Fred Industrial Production 2008-2018

Coincidentally, from pretty much the same starting point, 87 (at the trough) to 108: Stronger still than the comparable period.

Finally, a data series that should be near and dear to the hearts of anyone in a global or cross-border law firm: US exports of financial services. (Who knew Fred would have such a data series? But ask and ye may find.)


Fred Financial Services Exports 1998-2007

From about $1.4-billion in 1998 to four times that, $5.2-billion in late 2007.

And finally:

Fred Financial Services Exports 2008-2018

From $5.3-billion at the outset of the period to $9.1-billion at the end; less than a doubling, but consider the sheer magnitude of the data series throughout the period.  It was never lower than in our prior period, and growing at healthy double-digit rates most years.  That should be enough to push along cross-border BigLaw work, no?

I’ll close our deep dive into data her by noting something you have not seen: Consumer price inflation (CPI).  That’s because it essentially didn’t matter over the past 20 years.  It was solidly under control so not a “player” in national income statistics.  How CPI figures into GDP and the other series you’ve just walked through with me is, as I see it, more as a building block (or crumbling foundation) underlying consumer and business confidence than as an indicator of economic activity in its own right.

Seguing back to Law Land, here’s that gripping chart I promised you out of ALM Intelligence showing the performance percentage change in revenue of each of the AmLaw 50 firms (anonymized–ha ha!) over the past 20 years: Blue/gray boxes are positive numbers, white is 0, and pink are negative.

1998-2017 AmLaw 50 revenue growth history

The most seminal message of this chart can only be that “something happened” around 2008.  As noted near the top of this piece, it was rather an achievement to have a down year in the decade before the great financial meltdown and even more of an achievement never to have one in the decade since.

And what, you are now entitled to ask, would be the point here?

  1. Whatever happened to Law Land in 2008 did not affect the rest of the economy or, I would wager a fair amount, to any other industry of our scale.  (I don’t count sectors targeted by photon torpedoes from software doing what it does, eating the world, and the digitization of everything, and while we’re at it count your blessings that we’re not all in the newspaper industry.)
  2. The undeniable growth headwinds we’ve been facing since 2008 have been agnostic across essentially all firms; sure a few have failed entirely, usually due to voluntary overdosing on performance-enhancing drugs like debt and promiscuous lateral partner guarantees, but again, you almost had to work at it to find your banker turning the lights out.
  3. Like any competent detective or devotee of mystery novels, one can often do worse in approaching an unexplained event to rule out what did not happen.  The economy did not do this to us.  It was healthy in Period 1 before and it’s been healthy in Period 2.

Here’s really the point:

Every time new AmLaw (or NLJ or Global XX) results are released, you can hear the sights of relief that performance overall was pretty solid, so really what’s all this talk about client fee pressures, NewLaw and alternative service providers, growing in-house sophistication, online subscription self-service platforms (from LegalZoom for good old people up to offerings from the Magic Circle for global i-banks’ derivative desks),.and those over the horizon (way over the horizon, the senior crowd not very secretly hopes) more amorphous threats like the Big 4 and AI.  Perhaps people mean their message to be reassuring, but for me at least I fear it tends to be heard as a counsel of complacency.

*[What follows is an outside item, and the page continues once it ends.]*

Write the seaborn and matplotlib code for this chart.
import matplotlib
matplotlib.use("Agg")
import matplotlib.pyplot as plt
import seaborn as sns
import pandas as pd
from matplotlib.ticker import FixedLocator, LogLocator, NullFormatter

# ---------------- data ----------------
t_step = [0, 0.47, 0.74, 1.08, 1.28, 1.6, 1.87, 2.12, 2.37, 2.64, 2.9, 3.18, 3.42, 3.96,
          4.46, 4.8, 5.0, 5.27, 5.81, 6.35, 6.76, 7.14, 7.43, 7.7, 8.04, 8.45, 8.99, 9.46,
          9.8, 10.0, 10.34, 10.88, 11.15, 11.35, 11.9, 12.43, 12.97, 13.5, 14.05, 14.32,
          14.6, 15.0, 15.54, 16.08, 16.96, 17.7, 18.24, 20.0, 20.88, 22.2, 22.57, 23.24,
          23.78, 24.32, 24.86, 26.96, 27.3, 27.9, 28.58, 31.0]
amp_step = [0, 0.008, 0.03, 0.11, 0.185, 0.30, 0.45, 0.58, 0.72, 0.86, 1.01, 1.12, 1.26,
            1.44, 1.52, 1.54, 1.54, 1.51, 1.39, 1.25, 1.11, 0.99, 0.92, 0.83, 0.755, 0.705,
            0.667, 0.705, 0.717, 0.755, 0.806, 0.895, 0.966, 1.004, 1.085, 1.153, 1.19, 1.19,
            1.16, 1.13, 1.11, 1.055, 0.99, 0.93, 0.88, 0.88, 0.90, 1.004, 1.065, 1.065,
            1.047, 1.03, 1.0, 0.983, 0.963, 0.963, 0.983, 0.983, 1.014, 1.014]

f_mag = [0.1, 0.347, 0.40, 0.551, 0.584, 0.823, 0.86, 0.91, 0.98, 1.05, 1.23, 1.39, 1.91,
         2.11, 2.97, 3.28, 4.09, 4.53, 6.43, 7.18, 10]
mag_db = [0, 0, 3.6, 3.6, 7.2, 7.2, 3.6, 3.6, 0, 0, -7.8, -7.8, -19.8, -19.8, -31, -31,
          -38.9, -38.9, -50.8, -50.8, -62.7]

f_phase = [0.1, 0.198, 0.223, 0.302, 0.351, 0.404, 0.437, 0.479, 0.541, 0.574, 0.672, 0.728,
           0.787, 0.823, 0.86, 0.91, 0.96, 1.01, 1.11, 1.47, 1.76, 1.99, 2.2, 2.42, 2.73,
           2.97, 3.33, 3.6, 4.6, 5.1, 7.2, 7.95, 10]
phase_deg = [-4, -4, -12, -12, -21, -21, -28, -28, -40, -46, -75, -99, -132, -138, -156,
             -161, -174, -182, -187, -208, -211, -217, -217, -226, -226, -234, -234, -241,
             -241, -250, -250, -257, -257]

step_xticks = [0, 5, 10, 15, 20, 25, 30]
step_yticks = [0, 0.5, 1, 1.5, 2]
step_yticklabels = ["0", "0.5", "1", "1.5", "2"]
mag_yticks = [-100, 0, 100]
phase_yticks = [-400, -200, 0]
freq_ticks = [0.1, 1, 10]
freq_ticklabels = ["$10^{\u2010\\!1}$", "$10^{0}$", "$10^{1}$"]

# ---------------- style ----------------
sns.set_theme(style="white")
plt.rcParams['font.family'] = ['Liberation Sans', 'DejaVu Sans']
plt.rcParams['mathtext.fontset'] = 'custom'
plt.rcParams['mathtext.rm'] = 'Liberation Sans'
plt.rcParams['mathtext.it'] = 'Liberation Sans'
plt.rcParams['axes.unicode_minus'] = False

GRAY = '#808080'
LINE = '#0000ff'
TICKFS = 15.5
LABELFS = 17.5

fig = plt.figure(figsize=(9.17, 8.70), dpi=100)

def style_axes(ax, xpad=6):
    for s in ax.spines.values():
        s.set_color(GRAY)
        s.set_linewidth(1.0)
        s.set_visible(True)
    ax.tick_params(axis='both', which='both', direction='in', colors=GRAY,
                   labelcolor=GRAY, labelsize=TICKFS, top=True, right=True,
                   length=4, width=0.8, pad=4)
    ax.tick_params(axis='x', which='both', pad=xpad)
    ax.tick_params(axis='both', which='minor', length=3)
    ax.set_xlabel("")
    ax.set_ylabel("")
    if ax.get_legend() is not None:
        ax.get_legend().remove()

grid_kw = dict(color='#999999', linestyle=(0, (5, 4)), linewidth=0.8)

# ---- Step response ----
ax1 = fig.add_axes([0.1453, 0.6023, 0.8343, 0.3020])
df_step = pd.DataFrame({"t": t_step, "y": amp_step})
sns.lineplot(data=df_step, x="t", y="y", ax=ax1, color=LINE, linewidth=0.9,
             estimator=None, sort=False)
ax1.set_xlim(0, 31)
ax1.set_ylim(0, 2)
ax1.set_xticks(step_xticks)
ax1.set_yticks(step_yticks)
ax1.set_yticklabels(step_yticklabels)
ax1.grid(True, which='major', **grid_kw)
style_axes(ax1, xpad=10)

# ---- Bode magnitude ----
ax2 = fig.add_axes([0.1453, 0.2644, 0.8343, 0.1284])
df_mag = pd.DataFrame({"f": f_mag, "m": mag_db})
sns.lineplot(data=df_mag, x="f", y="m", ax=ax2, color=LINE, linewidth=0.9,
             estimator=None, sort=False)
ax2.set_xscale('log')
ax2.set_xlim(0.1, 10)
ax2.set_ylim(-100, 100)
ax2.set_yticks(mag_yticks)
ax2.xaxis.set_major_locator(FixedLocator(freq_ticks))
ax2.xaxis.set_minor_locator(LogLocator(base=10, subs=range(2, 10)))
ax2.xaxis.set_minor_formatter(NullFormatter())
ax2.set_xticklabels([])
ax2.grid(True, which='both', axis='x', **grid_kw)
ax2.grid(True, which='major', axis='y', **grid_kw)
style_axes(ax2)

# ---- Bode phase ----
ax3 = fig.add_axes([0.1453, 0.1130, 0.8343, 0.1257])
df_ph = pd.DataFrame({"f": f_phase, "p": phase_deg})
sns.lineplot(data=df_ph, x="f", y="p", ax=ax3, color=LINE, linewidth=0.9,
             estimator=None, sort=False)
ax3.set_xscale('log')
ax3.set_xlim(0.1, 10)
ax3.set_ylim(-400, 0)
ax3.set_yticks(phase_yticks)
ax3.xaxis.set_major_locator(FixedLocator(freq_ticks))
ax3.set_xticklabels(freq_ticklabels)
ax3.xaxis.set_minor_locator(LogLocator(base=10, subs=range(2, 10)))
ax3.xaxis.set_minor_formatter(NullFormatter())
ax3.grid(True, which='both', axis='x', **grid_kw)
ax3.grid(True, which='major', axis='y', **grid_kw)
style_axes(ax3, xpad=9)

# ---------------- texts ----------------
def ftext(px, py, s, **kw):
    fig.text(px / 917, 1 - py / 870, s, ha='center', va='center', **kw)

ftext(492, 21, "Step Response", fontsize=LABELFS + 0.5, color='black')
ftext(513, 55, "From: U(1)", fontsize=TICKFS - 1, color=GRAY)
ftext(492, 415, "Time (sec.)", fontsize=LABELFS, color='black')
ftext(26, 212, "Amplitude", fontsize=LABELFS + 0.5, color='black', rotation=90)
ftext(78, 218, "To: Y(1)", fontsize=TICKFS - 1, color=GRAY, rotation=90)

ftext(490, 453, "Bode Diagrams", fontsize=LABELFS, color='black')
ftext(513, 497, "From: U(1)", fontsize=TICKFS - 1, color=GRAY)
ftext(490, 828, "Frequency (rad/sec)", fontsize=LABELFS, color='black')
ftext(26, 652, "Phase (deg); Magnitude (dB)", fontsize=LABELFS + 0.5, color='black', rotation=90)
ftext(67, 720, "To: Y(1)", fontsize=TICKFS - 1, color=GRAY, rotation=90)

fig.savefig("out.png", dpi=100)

The burden on them, if I may be so bold as to suggest how they write their next pieces on this issue, is to explain why the last 10 years have not looked exactly like the first 10.

To me, this deep dive into the macro data leads to the inescapable conclusion that something profound changed for Law Land ca. 2008. It wasn’t episodic, it wasn’t a temporary recession-induced swoon, and it hasn’t gone away.

You often hear founders of NewLaw companies remark that the Great Meltdown was the greatest thing that ever happened to them.  Do they know something we seem inclined to look away from?